-- BEGIN Given data --

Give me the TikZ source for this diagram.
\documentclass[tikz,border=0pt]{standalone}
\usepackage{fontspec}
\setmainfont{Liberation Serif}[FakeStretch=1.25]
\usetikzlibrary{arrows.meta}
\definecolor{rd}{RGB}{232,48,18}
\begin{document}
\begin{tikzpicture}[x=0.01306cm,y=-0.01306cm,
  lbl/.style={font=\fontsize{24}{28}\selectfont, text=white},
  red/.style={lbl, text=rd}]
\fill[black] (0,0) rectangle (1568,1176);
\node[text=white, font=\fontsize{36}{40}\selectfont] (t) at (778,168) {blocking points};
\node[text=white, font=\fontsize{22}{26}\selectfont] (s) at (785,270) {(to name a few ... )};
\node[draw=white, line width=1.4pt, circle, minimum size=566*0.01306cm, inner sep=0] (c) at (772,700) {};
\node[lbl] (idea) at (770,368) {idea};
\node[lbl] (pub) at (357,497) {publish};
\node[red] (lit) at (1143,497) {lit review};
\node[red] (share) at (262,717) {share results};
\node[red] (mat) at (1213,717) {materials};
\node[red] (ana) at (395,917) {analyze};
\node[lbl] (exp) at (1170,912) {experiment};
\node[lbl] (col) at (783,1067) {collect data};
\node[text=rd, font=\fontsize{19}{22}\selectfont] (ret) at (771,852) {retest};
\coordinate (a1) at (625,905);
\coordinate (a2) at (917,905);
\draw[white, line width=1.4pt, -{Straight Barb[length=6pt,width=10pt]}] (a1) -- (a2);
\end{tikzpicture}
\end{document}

-- END Given data --
-- BEGIN Given data --

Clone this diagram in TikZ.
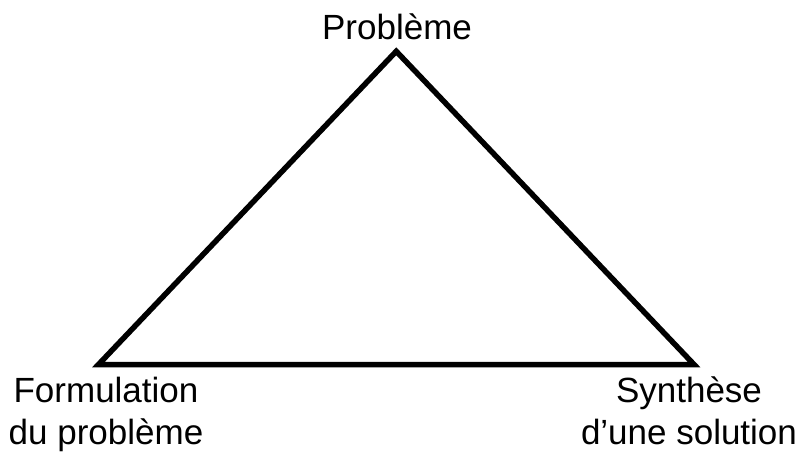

-- END Given data --

• _Set exercise_
Identify the lines of the entries containing the string "this". Copy each such line.

• _Answer for the task_
Give me the TikZ source for this diagram.
Clone this diagram in TikZ.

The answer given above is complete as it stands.